When I was in your place a year ago, I spent time searching for tips on how to prepare for law school, how to excel in law school (honestly, I still regularly search for this one, hahaha), and how to manage time in law school while being a working student. Now that I am done with my freshman year, I just want to pay it forward: based on real experiences, I want to share with you what to expect, what to do, and what not to do. ๐Ÿ˜‰

  1. First of all, leave your ego behind. Your latin honors and the school you came from won’t matter that much anymore. What matters now is whether or not you can answer your professor’s questions during recitations (recits) and pass your exams.
  2. There will be a lot of readings. The cases I have read in my first year are more than what I have entirely read during college. No kidding! Save money for photocopies of cases, get a good internet connection for reading cases online, or buy a subscription of the collection of Supreme Court decisions since 1901.
  3. In relation to number 2, you have to prioritize to cover everything you need to study. I can’t emphasize this enough: being in law school would require you to sacrifice your time with family, friends, partner, and sometimes, with yourself. What do I mean “with yourself”? There will come a time that you will just want to sleep, cry, play your favorite game, or go to the mall, but you should not do that because time is precious. Instead of doing what you would rather do, the responsible side of you will set aside these feelings for the meantime and hit the books instead. I know, what a kill-joy, but you signed up for this. :p #DelayedGratification
  4. Having a full-time work and a full load in law school means sleeping very late or waking up very early to study. Coffee has become a regular thing for me everyday! Don’t go beyond three cups a day and make sure to get enough sleep when the reading assignments are not too heavy, otherwise, you will crash sooner than later.
  5. You might want to make a new Facebook account exclusively for your academic groups only. It’s an effective way to prevent yourself from mindlessly scrolling through Facebook. He he he.
  6. It is nearly impossible to read all the cases in the original assigned per subject, but read them in the original as much as you can because it will save you time later on. Cases contain the application of our laws. Understanding the fundamental concepts behind the law or the way that the Supreme Court decided a case (called jurisprudence) during your first year will greatly help you in your future subjects. You may have read or heard that preparation for the bar starts at your first day in law school, so when you feel lazy, remember that your first year in law school is your foundation. It pays off to make it stable.
  7. In relation to number 5, it’s also wise to have a digest pool in your class. That means that the cases will be equally distributed among the class members. Each class member will summarize (digest) the cases assigned to him/her and then share to the class through Dropbox or Google Drive.
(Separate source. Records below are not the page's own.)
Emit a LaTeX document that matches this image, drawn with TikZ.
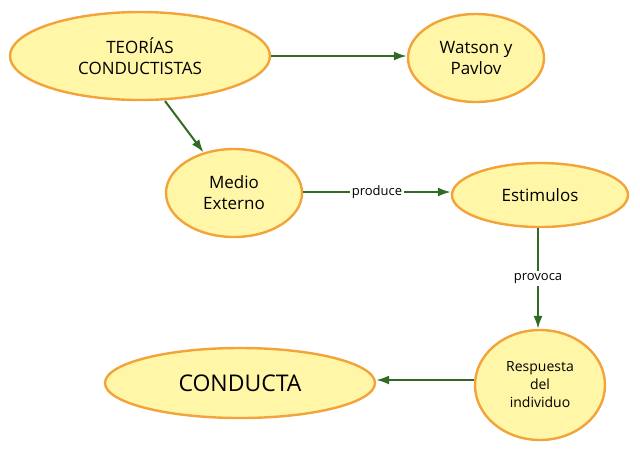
\documentclass[tikz,border=0pt]{standalone}
\usepackage{fontspec}
\setmainfont{Open Sans}
\usetikzlibrary{shapes.geometric,arrows.meta}
\definecolor{fillc}{HTML}{FFF6A8}
\definecolor{edgec}{HTML}{F2A43A}
\definecolor{arr}{HTML}{2F6B22}
\begin{document}
\begin{tikzpicture}[x=1pt,y=-1pt,
  oval/.style={ellipse,draw=edgec,line width=2.4pt,fill=fillc,inner sep=0pt,align=center,font=\fontsize{17}{21}\selectfont},
  conn/.style={draw=arr,line width=2pt,-{Latex[length=13pt,width=9pt]}},
  lbl/.style={fill=white,inner sep=2pt,font=\fontsize{13}{15}\selectfont}]
\useasboundingbox (0,0) rectangle (640,451);
\node[oval,minimum width=260,minimum height=88] (t) at (140,56) {TEORÍAS\\CONDUCTISTAS};
\node[oval,minimum width=136,minimum height=88] (w) at (476,58) {Watson y\\Pavlov};
\node[oval,minimum width=136,minimum height=88] (m) at (234,193) {Medio\\Externo};
\node[oval,minimum width=176,minimum height=64] (e) at (540,195) {Estimulos};
\node[oval,minimum width=130,minimum height=110,font=\fontsize{14}{18}\selectfont] (r) at (540,385) {Respuesta\\del\\individuo};
\node[oval,minimum width=270,minimum height=70,font=\fontsize{23}{27}\selectfont] (c) at (240,383) {CONDUCTA};
\draw[conn] (t.east |- 0,56) -- (w.west |- 0,56);
\draw[conn] (165,101) -- (m);
\draw[conn] (m.east |- 0,192) -- node[lbl]{produce} (e.west |- 0,192);
\draw[conn] (538,228) -- node[lbl]{provoca} (r.north -| 538,0);
\draw[conn] (r.west |- 0,380) -- (c.east |- 0,380);
\end{tikzpicture}
\end{document}
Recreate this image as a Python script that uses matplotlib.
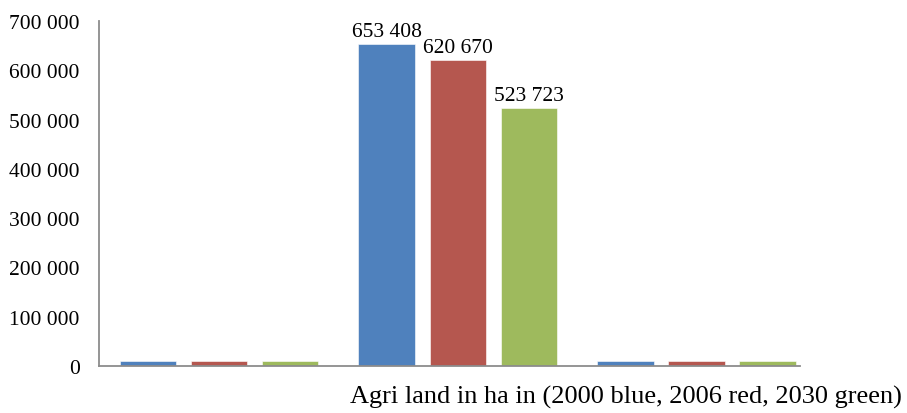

If your section doesn’t want a digest pool, find classmates who are willing to have one and just share the digest among yourselves.
  8. You will have blockmates. It’s better to share than to keep to yourself those reviewers, class notes by previous sections especially tailored for the professor, and sample exams (samplex for short). A good class will help and impress the professor. In that way, there’s less chance that your block will get dissolved. For future beadles (the liaison between the professor and the class), be transparent and always ask the class first before making a decision (such as in the schedule of a make-up class or ceasefire/no recit day). In law school, team effort is as important as individual effort. Law school is already difficult, so to lighten up your stay there, take care of your block and love your blockmates like family. A friendly competition is fine, but bear in mind that you have roughly have the same goal to be a lawyer, so help each other instead of constantly one-upping one another.
  9. When reciting, show courtesy to the professor who may be a lawyer, judge, or justice. Never ever invoke your personal opinion unless asked. Always refer to what the Supreme Court said when applying the law.
  10. You will get nervous every class, but that’s normal. Breathe in, breathe out. I think law school is 60% luck, 40% effort. You will not finish the coverage most of the time, so you will just hope that you don’t get called in the topic or case you haven’t studied. If you get a bad recit, you might sulk a little, but don’t let it consume you. Learn from it and move on immediately so you can study for the next class. The next time your heart breaks, hopefully it would be easier for you as you have already mastered the art of letting go and moving on through your recits. :))
  11. Be organized in your notes as early as first year so you can use these during your review for the bar. It’s important to note the doctrines, landmark cases, and related provisions. Make a table for related provisions, concepts, and cases for easier comparison.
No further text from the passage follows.